SHORT PROBLEM: Shown below is a listing with pictures; reproduce exactly, and only, the lines between the ones containing "Emit a Python" and "plt.rcParams['font.family'] = ['Liberation", inclusive, leaving the pictures out.

EXCERPTED RECORDS:
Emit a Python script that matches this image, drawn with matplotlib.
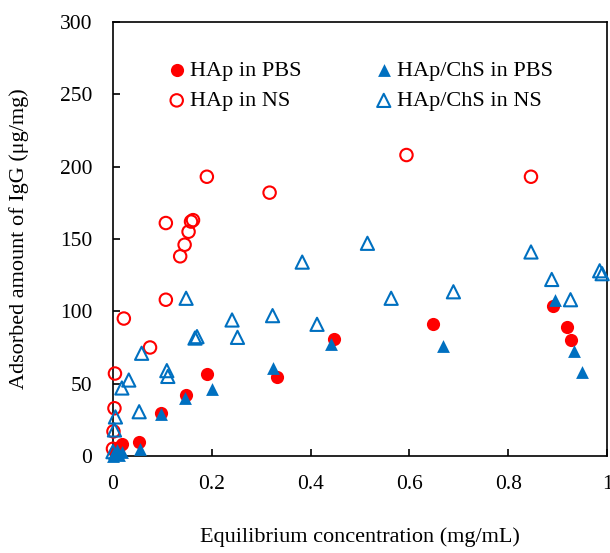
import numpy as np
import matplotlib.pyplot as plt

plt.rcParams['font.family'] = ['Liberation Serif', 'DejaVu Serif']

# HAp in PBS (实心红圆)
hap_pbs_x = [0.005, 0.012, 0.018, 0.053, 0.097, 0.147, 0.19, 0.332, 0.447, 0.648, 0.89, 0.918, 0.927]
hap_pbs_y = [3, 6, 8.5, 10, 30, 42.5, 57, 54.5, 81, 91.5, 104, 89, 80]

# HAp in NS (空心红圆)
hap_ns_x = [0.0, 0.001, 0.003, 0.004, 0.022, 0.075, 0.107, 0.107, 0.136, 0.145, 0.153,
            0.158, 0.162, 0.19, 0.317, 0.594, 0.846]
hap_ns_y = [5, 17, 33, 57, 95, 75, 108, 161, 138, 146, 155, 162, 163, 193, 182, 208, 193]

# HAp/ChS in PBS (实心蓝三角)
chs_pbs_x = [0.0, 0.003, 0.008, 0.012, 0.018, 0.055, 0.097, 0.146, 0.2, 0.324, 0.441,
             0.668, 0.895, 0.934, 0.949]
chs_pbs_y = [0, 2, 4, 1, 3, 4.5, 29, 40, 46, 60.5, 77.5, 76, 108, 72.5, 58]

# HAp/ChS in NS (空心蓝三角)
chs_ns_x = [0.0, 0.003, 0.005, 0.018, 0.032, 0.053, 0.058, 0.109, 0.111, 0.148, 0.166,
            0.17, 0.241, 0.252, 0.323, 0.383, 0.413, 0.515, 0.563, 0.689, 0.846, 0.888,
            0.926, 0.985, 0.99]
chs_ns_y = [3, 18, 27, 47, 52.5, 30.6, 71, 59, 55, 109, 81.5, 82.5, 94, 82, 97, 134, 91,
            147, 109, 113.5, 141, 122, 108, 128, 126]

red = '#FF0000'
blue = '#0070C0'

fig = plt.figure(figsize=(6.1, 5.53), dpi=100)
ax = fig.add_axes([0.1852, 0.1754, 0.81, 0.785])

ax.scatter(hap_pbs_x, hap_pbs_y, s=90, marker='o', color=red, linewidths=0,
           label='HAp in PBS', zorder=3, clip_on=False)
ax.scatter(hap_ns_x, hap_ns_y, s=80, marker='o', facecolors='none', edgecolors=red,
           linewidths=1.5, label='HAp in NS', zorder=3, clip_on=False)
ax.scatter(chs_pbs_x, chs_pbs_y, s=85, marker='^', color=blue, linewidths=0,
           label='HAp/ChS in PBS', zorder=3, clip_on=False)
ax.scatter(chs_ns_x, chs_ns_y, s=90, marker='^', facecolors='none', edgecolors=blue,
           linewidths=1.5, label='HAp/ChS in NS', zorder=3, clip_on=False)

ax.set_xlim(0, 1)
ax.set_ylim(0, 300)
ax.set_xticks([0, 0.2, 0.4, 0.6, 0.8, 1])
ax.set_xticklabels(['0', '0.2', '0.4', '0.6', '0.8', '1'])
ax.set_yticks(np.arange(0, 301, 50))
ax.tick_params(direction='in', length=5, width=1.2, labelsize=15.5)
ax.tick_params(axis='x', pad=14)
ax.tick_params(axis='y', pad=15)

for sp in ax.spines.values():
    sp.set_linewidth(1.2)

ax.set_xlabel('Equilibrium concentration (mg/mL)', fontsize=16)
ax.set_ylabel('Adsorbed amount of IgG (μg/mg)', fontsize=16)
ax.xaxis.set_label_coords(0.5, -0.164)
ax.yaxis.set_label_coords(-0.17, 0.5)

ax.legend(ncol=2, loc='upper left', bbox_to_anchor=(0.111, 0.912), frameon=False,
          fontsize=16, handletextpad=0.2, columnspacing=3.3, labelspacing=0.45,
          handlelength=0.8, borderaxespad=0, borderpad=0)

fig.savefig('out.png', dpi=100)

---

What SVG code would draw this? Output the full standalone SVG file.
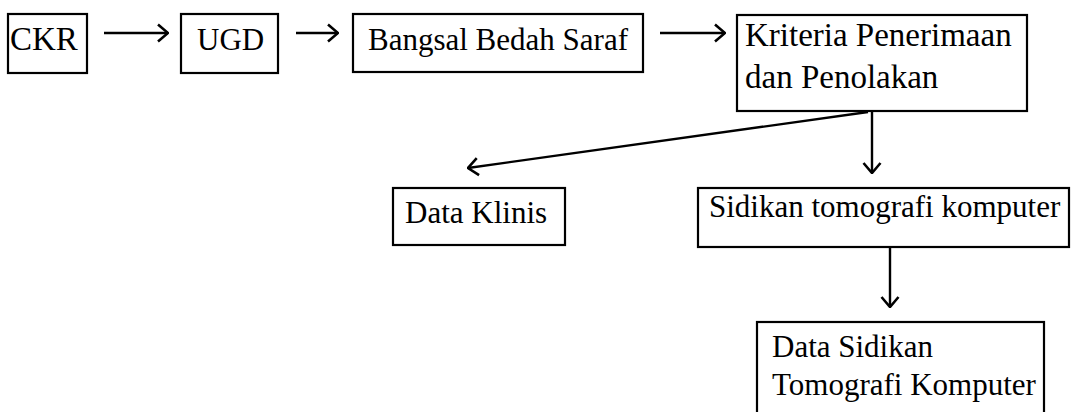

WRITTEN SOLUTION:
Emit a Python script that matches this image, drawn with matplotlib.
import numpy as np
import matplotlib.pyplot as plt

plt.rcParams['font.family'] = ['Liberation Serif', 'DejaVu Serif']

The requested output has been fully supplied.